Using the records below, copy exactly the part that opens with the line holding "Rebuild this chart" and closes with the line holding "import matplotlib.pyplot as plt", minus the pictures.

begin RECORD SET

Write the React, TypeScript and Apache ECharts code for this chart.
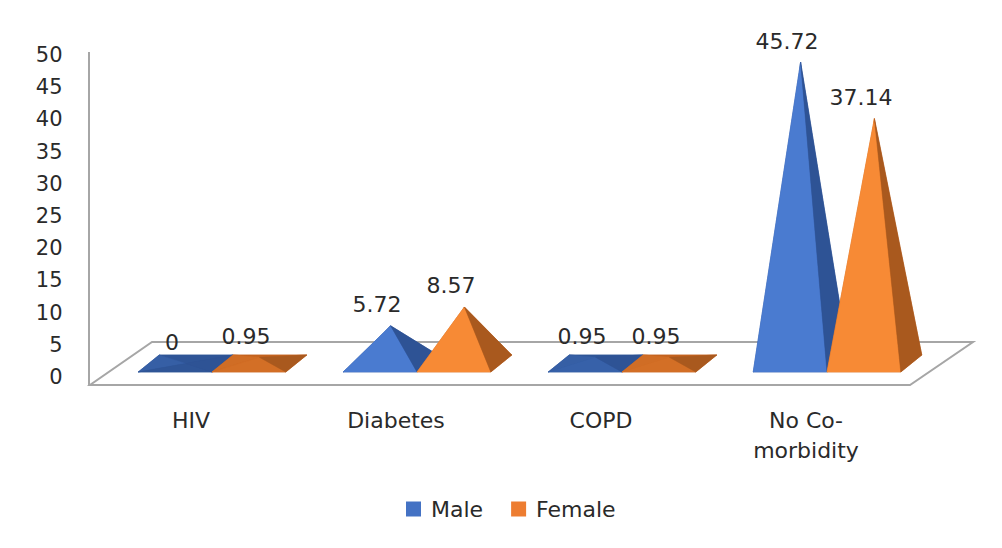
import React, { useEffect, useRef } from 'react';
import * as echarts from 'echarts';

// data
const categories = ['HIV', 'Diabetes', 'COPD', 'No Co-morbidity'];
const seriesNames = ['Male', 'Female'];
const maleValues = [0, 5.72, 0.95, 45.72];
const femaleValues = [0.95, 8.57, 0.95, 37.14];
const yMin = 0;
const yMax = 50;
const yStep = 5;

// 3d look
const DX = 21; // depth offset of the pyramid base
const DY = 17;
const WIDTH_RATIO = 0.36;
const FONT = 'DejaVu Sans';
const TEXT = '#2a2a2a';
const FLOOR = '#A6A6A6';

const palettes = {
  Male: { legend: '#4472C4', front: '#4A7BD0', side: '#2E5395', flat: '#2F5597' },
  Female: { legend: '#ED7D31', front: '#F78A35', side: '#A9591E', flat: '#C3631F' },
};

const mix = (a: string, b: string, t: number) => {
  const pa = [1, 3, 5].map(i => parseInt(a.slice(i, i + 2), 16));
  const pb = [1, 3, 5].map(i => parseInt(b.slice(i, i + 2), 16));
  const c = pa.map((v, i) => Math.round(v + (pb[i] - v) * t));
  return `rgb(${c[0]},${c[1]},${c[2]})`;
};

const poly = (points: number[][], fill: string) => ({
  type: 'polygon',
  shape: { points },
  style: { fill, stroke: fill, lineWidth: 0.5 },
});

const makePyramid = (side: number, pal: typeof palettes.Male) => (params: any, api: any) => {
  const idx = api.value(0);
  const val = api.value(1);
  const base = api.coord([idx, 0]);
  const top = api.coord([idx, val]);
  const band = api.size([1, 0])[0];
  const w = band * WIDTH_RATIO;
  const cx = base[0] + (side * w) / 2;
  const y0 = base[1];
  const FL = [cx - w / 2, y0];
  const FR = [cx + w / 2, y0];
  const BR = [FR[0] + DX, y0 - DY];
  const BL = [FL[0] + DX, y0 - DY];
  const A = [cx + DX / 2, top[1] - DY / 2];
  const h = y0 - top[1];
  const t = Math.max(0, Math.min(1, h / 20));
  return {
    type: 'group',
    children: [
      poly([FL, FR, BR, BL], pal.flat),
      poly([BL, BR, A], pal.flat),
      poly([FL, BL, A], mix(pal.flat, pal.front, 0.25)),
      poly([FL, FR, A], mix(pal.flat, pal.front, t)),
      poly([FR, BR, A], pal.side),
      {
        type: 'text',
        x: cx - 3,
        y: A[1] - 21,
        style: {
          text: String(val),
          fill: TEXT,
          fontSize: 22,
          fontFamily: FONT,
          align: 'center',
          verticalAlign: 'middle',
        },
      },
    ],
  };
};

const App: React.FC = () => {
  const chartRef = useRef<HTMLDivElement>(null);

  useEffect(() => {
    if (!chartRef.current) return;
    const chart = echarts.init(chartRef.current, undefined, { renderer: 'svg' });

    const option = {
      animation: false,
      backgroundColor: '#ffffff',
      textStyle: { fontFamily: FONT },
      legend: {
        data: seriesNames,
        left: 406,
        top: 498,
        padding: 0,
        icon: 'rect',
        itemWidth: 15,
        itemHeight: 15,
        itemGap: 28,
        textStyle: { fontSize: 22, fontFamily: FONT, color: TEXT, padding: [0, 0, 0, 5] },
      },
      grid: [
        // axis labels
        { left: 88.5, right: 93.5, top: 55, bottom: 171 },
        // pyramids
        { left: 109.5, right: 72.5, top: 42.3, bottom: 176 },
      ],
      xAxis: [
        {
          type: 'category',
          gridIndex: 0,
          data: categories,
          axisLine: { show: false },
          axisTick: { show: false },
          axisLabel: {
            interval: 0,
            margin: 28,
            fontSize: 22,
            lineHeight: 30,
            color: TEXT,
            fontFamily: FONT,
            formatter: (v: string) => v.replace('Co-', 'Co-\n'),
          },
        },
        { type: 'category', gridIndex: 1, data: categories, show: false },
      ],
      yAxis: [
        {
          type: 'value',
          gridIndex: 0,
          min: yMin,
          max: yMax,
          interval: yStep,
          axisLine: { show: false },
          axisTick: { show: false },
          splitLine: { show: false },
          axisLabel: { margin: 26, fontSize: 21, color: TEXT, fontFamily: FONT },
        },
        { type: 'value', gridIndex: 1, min: yMin, max: yMax, show: false, splitLine: { show: false } },
      ],
      graphic: [
        {
          type: 'polygon',
          z: 0,
          shape: { points: [[90, 385], [910, 385], [973, 342], [152, 342]] },
          style: { fill: '#ffffff', stroke: FLOOR, lineWidth: 2 },
        },
        {
          type: 'line',
          z: 0,
          shape: { x1: 89, y1: 52, x2: 89, y2: 385 },
          style: { stroke: FLOOR, lineWidth: 2 },
        },
      ],
      series: [
        {
          name: 'Male',
          type: 'custom',
          xAxisIndex: 1,
          yAxisIndex: 1,
          itemStyle: { color: palettes.Male.legend },
          renderItem: makePyramid(-1, palettes.Male),
          data: maleValues.map((v, i) => [i, v]),
        },
        {
          name: 'Female',
          type: 'custom',
          xAxisIndex: 1,
          yAxisIndex: 1,
          itemStyle: { color: palettes.Female.legend },
          renderItem: makePyramid(1, palettes.Female),
          data: femaleValues.map((v, i) => [i, v]),
        },
      ],
    };

    chart.setOption(option);

    return () => {
      chart.dispose();
    };
  }, []);

  return (
    <div
      ref={chartRef}
      style={{ position: 'fixed', left: 0, top: 0, width: 1002, height: 548 }}
    />
  );
};

export default App;
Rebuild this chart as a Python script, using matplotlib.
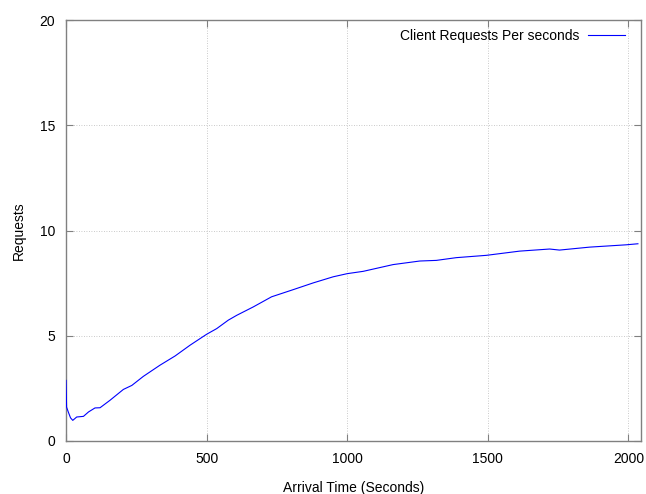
import matplotlib
matplotlib.use("Agg")
import matplotlib.pyplot as plt

# arrival time (s) vs. client requests per second
arrival = [0, 2, 8, 16, 24, 38, 62, 80, 103, 121, 156, 204, 234, 275, 334,
           388, 441, 500, 536, 577, 607, 666, 731, 808, 879, 950, 1000, 1057,
           1163, 1258, 1317, 1388, 1495, 1613, 1720, 1755, 1862, 1992, 2034]
requests = [2.88, 1.61, 1.38, 1.1, 0.98, 1.14, 1.17, 1.38, 1.57, 1.58, 1.93,
            2.45, 2.64, 3.07, 3.60, 4.04, 4.55, 5.07, 5.34, 5.74, 5.97, 6.37,
            6.85, 7.19, 7.51, 7.80, 7.95, 8.06, 8.38, 8.55, 8.58, 8.71, 8.82,
            9.02, 9.12, 9.07, 9.21, 9.32, 9.37]

plt.rcParams["font.family"] = ["Liberation Sans", "DejaVu Sans"]
plt.rcParams["font.size"] = 10

fig = plt.figure(figsize=(6.46, 4.94), dpi=100)
ax = fig.add_axes([0.1022, 0.1073, 0.8901, 0.8522])

ax.plot(arrival, requests, color="#0000ff", lw=0.8, zorder=3,
        label="Client Requests Per seconds")

ax.set_xlim(0, 2045)
ax.set_ylim(0, 20)
ax.set_xticks([0, 500, 1000, 1500, 2000])
ax.set_yticks([0, 5, 10, 15, 20])
ax.grid(True, color="#b8b8b8", linestyle=(0, (1, 2)), lw=0.6)

for s in ax.spines.values():
    s.set_color("#808080")
    s.set_linewidth(1.0)
ax.tick_params(direction="in", length=5, color="#808080", top=True,
               right=True, labelsize=10, pad=8)

ax.set_xlabel("Arrival Time (Seconds)", labelpad=11)
ax.set_ylabel("Requests", labelpad=10)

ax.legend(loc="upper right", bbox_to_anchor=(0.982, 0.992), borderaxespad=0,
          frameon=False, markerfirst=False, handlelength=2.7,
          fontsize=10, handletextpad=0.6)

fig.savefig("out.png", dpi=100)
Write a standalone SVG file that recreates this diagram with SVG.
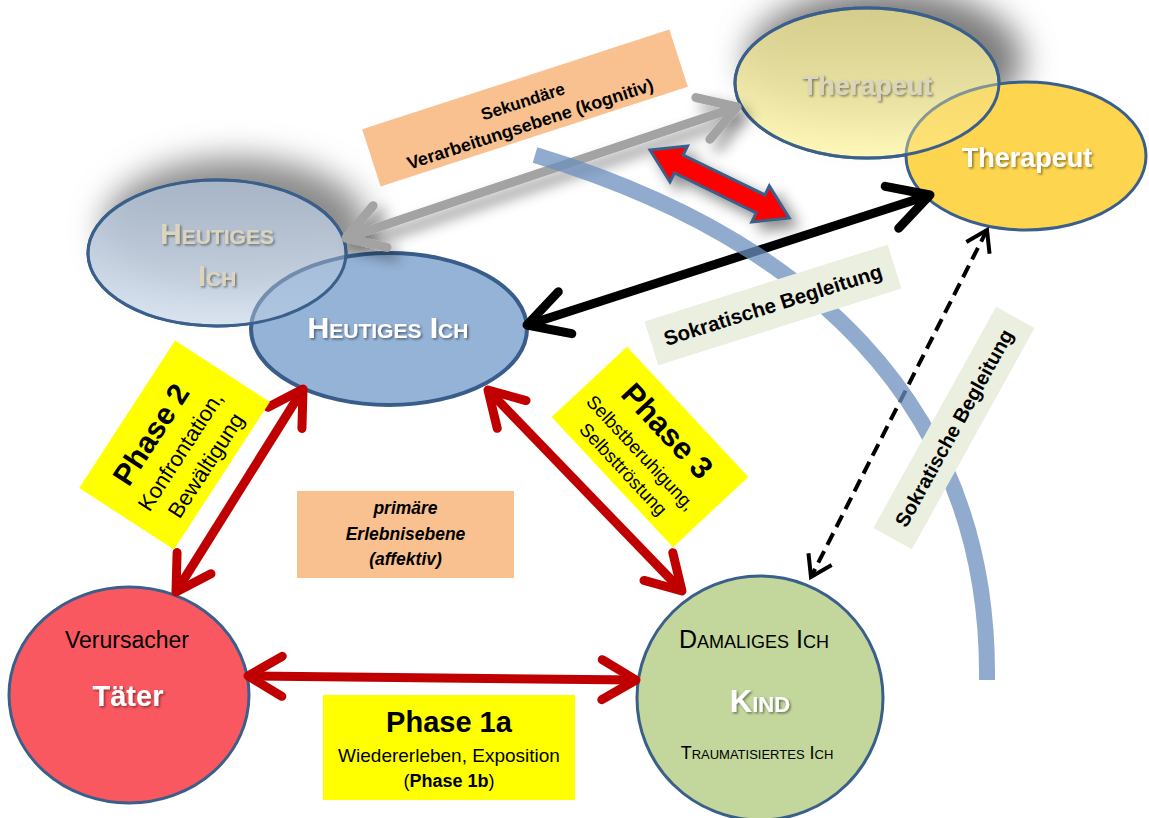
<svg xmlns="http://www.w3.org/2000/svg" width="1149" height="818" viewBox="0 0 1149 818">
<defs>
  <filter id="blurBig" x="-50%" y="-50%" width="200%" height="200%"><feGaussianBlur stdDeviation="16"/></filter>
  <filter id="dropShadow" x="-30%" y="-60%" width="160%" height="220%"><feDropShadow dx="8" dy="8" stdDeviation="7" flood-color="#000" flood-opacity="0.45"/></filter>
  <filter id="txtShadow" x="-10%" y="-30%" width="130%" height="160%"><feDropShadow dx="1.5" dy="1.5" stdDeviation="1" flood-color="#000" flood-opacity="0.45"/></filter>
  <linearGradient id="gGhostBlue" x1="0" y1="0" x2="0" y2="1"><stop offset="0" stop-color="#a9b8cb"/><stop offset="1" stop-color="#d6e1ef"/></linearGradient>
  <linearGradient id="gGhostYellow" x1="0" y1="0" x2="0" y2="1"><stop offset="0" stop-color="#d9d18c"/><stop offset="1" stop-color="#fff7b4"/></linearGradient>
  <marker id="mRed" markerUnits="userSpaceOnUse" orient="auto-start-reverse" viewBox="-50 -30 60 60" refX="0" refY="0" markerWidth="60" markerHeight="60">
    <path d="M-34,-20 L0,0 L-34,20" fill="none" stroke="#c00000" stroke-width="9" stroke-linecap="round" stroke-linejoin="round"/>
  </marker>
  <marker id="mBlack" markerUnits="userSpaceOnUse" orient="auto-start-reverse" viewBox="-50 -30 60 60" refX="0" refY="0" markerWidth="60" markerHeight="60">
    <path d="M-40,-22 L0,0 L-40,22" fill="none" stroke="#000" stroke-width="9" stroke-linecap="round" stroke-linejoin="round"/>
  </marker>
  <marker id="mGray" markerUnits="userSpaceOnUse" orient="auto-start-reverse" viewBox="-50 -30 60 60" refX="0" refY="0" markerWidth="60" markerHeight="60">
    <path d="M-36,-22 L0,0 L-36,22" fill="none" stroke="#a3a3a3" stroke-width="9" stroke-linecap="round" stroke-linejoin="round"/>
  </marker>
  <marker id="mDash" markerUnits="userSpaceOnUse" orient="auto-start-reverse" viewBox="-30 -20 40 40" refX="0" refY="0" markerWidth="40" markerHeight="40">
    <path d="M-20,-13 L0,0 L-20,13" fill="none" stroke="#000" stroke-width="4" stroke-dasharray="none" stroke-linejoin="miter"/>
  </marker>
</defs>
<style>
  text { font-family: "Liberation Sans", Arial, sans-serif; text-anchor: middle; }
  .b { font-weight: bold; }
  .sc { font-variant: small-caps; }
  .white { fill: #fff; filter: url(#txtShadow); }
  .ghostTxt { fill: #dbd5be; filter: url(#txtShadow); }
  .nodeStroke { stroke: #3a5f8b; stroke-width: 3; }
  .redLine { stroke: #c00000; stroke-width: 9; fill: none; marker-start: url(#mRed); marker-end: url(#mRed); }
  .yellowBox { fill: #ffff00; }
  .orangeBox { fill: #f9c190; }
  .greenBox { fill: #ebefdf; }
</style>

<!-- ghost shadows -->
<g id="shadows">
  <ellipse cx="236" cy="228" rx="132" ry="70" fill="#8a8a8a" filter="url(#blurBig)"/>
  <ellipse cx="885" cy="60" rx="138" ry="72" fill="#7d7d7d" filter="url(#blurBig)"/>
</g>

<!-- labels under connectors -->
<g id="label-sekundaer" transform="rotate(-18 525 108)">
  <rect class="orangeBox" x="363.5" y="78" width="323" height="60"/>
  <text class="b" x="525" y="107" font-size="17">Sekundäre</text>
  <text class="b" x="525" y="131" font-size="18">Verarbeitungsebene (kognitiv)</text>
</g>

<!-- nodes: base ellipses -->
<g id="node-heutiges-ghost-base">
  <ellipse cx="217" cy="253" rx="129" ry="73" fill="url(#gGhostBlue)" fill-opacity="0.85" class="nodeStroke"/>
</g>
<g id="node-heutiges-ich">
  <ellipse cx="389" cy="329" rx="138" ry="76" fill="#95b3d7" stroke="#385d8a" stroke-width="4"/>
</g>
<g id="node-heutiges-ghost">
  <ellipse cx="217" cy="253" rx="129" ry="73" fill="url(#gGhostBlue)" fill-opacity="0.4" class="nodeStroke"/>
  <text class="b sc ghostTxt" x="217" y="244" font-size="30">Heutiges</text>
  <text class="b sc ghostTxt" x="217" y="286" font-size="30">Ich</text>
</g>
<text class="b sc white" x="388" y="338" font-size="30">Heutiges Ich</text>

<g id="node-therapeut-ghost-base">
  <ellipse cx="867" cy="83" rx="132" ry="75" fill="url(#gGhostYellow)" fill-opacity="0.9" class="nodeStroke"/>
</g>
<g id="node-therapeut">
  <ellipse cx="1026" cy="156" rx="120" ry="74" fill="#fed54e" class="nodeStroke"/>
</g>
<g id="node-therapeut-ghost">
  <ellipse cx="867" cy="83" rx="132" ry="75" fill="url(#gGhostYellow)" fill-opacity="0.4" class="nodeStroke"/>
  <text class="b ghostTxt" x="867" y="95" font-size="27">Therapeut</text>
</g>
<text class="b white" x="1027" y="167" font-size="27">Therapeut</text>

<g id="node-taeter">
  <ellipse cx="129" cy="695" rx="120" ry="108" fill="#fa5860" class="nodeStroke"/>
  <text x="127" y="648" font-size="23" fill="#000">Verursacher</text>
  <text class="b white" x="128" y="706" font-size="29">Täter</text>
</g>

<g id="node-kind">
  <ellipse cx="760" cy="698" rx="123" ry="122" fill="#c3d69b" class="nodeStroke"/>
  <text class="sc" x="754" y="648" font-size="25" fill="#000">Damaliges Ich</text>
  <text class="b sc white" x="760" y="712" font-size="31">Kind</text>
  <text class="sc" x="757" y="759" font-size="18" fill="#000">Traumatisiertes Ich</text>
</g>

<!-- connectors -->
<g id="connectors">
  <g filter="url(#dropShadow)">
    <path d="M346,238 L737,107" stroke="#a3a3a3" stroke-width="9" fill="none" marker-start="url(#mGray)" marker-end="url(#mGray)"/>
  </g>
  <g filter="url(#dropShadow)">
    <polygon transform="translate(650,150) rotate(26)" points="0,0 32,-20 32,-10 123,-10 123,-20 155,0 123,20 123,10 32,10 32,20" fill="#ff0000" stroke="#3a5f8b" stroke-width="3" stroke-linejoin="miter"/>
  </g>
  <path d="M527,325 L930,195" stroke="#000" stroke-width="9" fill="none" marker-start="url(#mBlack)" marker-end="url(#mBlack)"/>
  <path d="M987,230 L811,577" stroke="#000" stroke-width="4" stroke-dasharray="13,7" fill="none" marker-start="url(#mDash)" marker-end="url(#mDash)"/>
  <path class="redLine" d="M176,592 L303,389"/>
  <path class="redLine" d="M488,390 L682,591"/>
  <path class="redLine" d="M248,676 L636,680"/>
</g>

<!-- blue arc -->
<path id="arc" d="M535,155 C800,235 990,400 987,680" stroke="#6b8fbc" stroke-opacity="0.75" stroke-width="16" fill="none"/>

<!-- labels -->
<g id="label-sokratisch-1" transform="rotate(-17.5 773 305)">
  <rect class="greenBox" x="645.5" y="282" width="255" height="46"/>
  <text class="b" x="773" y="312" font-size="20.5">Sokratische Begleitung</text>
</g>
<g id="label-sokratisch-2" transform="rotate(-61 954 428)">
  <rect class="greenBox" x="827.5" y="406" width="253" height="44"/>
  <text class="b" x="954" y="435" font-size="20">Sokratische Begleitung</text>
</g>
<g id="label-phase2" transform="translate(174.5 445) rotate(-57)">
  <rect class="yellowBox" x="-88" y="-56.5" width="176" height="113"/>
  <text class="b" x="-4" y="-15" font-size="30">Phase 2</text>
  <text x="-2" y="16" font-size="22">Konfrontation,</text>
  <text x="0" y="45" font-size="22">Bewältigung</text>
</g>
<g id="label-phase3" transform="translate(650 447) rotate(47)">
  <rect class="yellowBox" x="-89" y="-51.5" width="178" height="103"/>
  <text class="b" x="0" y="-13" font-size="31">Phase 3</text>
  <text x="-2" y="17" font-size="18.5">Selbstberuhigung,</text>
  <text x="-2" y="41" font-size="18.5">Selbsttröstung</text>
</g>
<g id="label-phase1a">
  <rect class="yellowBox" x="323" y="695" width="252" height="105"/>
  <text class="b" x="449" y="732" font-size="29">Phase 1a</text>
  <text x="449" y="762" font-size="19">Wiedererleben, Exposition</text>
  <text x="449" y="787" font-size="18">(<tspan class="b">Phase 1b</tspan>)</text>
</g>
<g id="label-primaer">
  <rect class="orangeBox" x="297" y="491" width="217" height="87"/>
  <text class="b" font-style="italic" x="405.5" y="514" font-size="17.5">primäre</text>
  <text class="b" font-style="italic" x="405.5" y="540" font-size="17.5">Erlebnisebene</text>
  <text class="b" font-style="italic" x="405.5" y="565" font-size="17.5">(affektiv)</text>
</g>
</svg>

end RECORD SET

**TASK SOLUTION:**
Rebuild this chart as a Python script, using matplotlib.
import matplotlib
matplotlib.use("Agg")
import matplotlib.pyplot as plt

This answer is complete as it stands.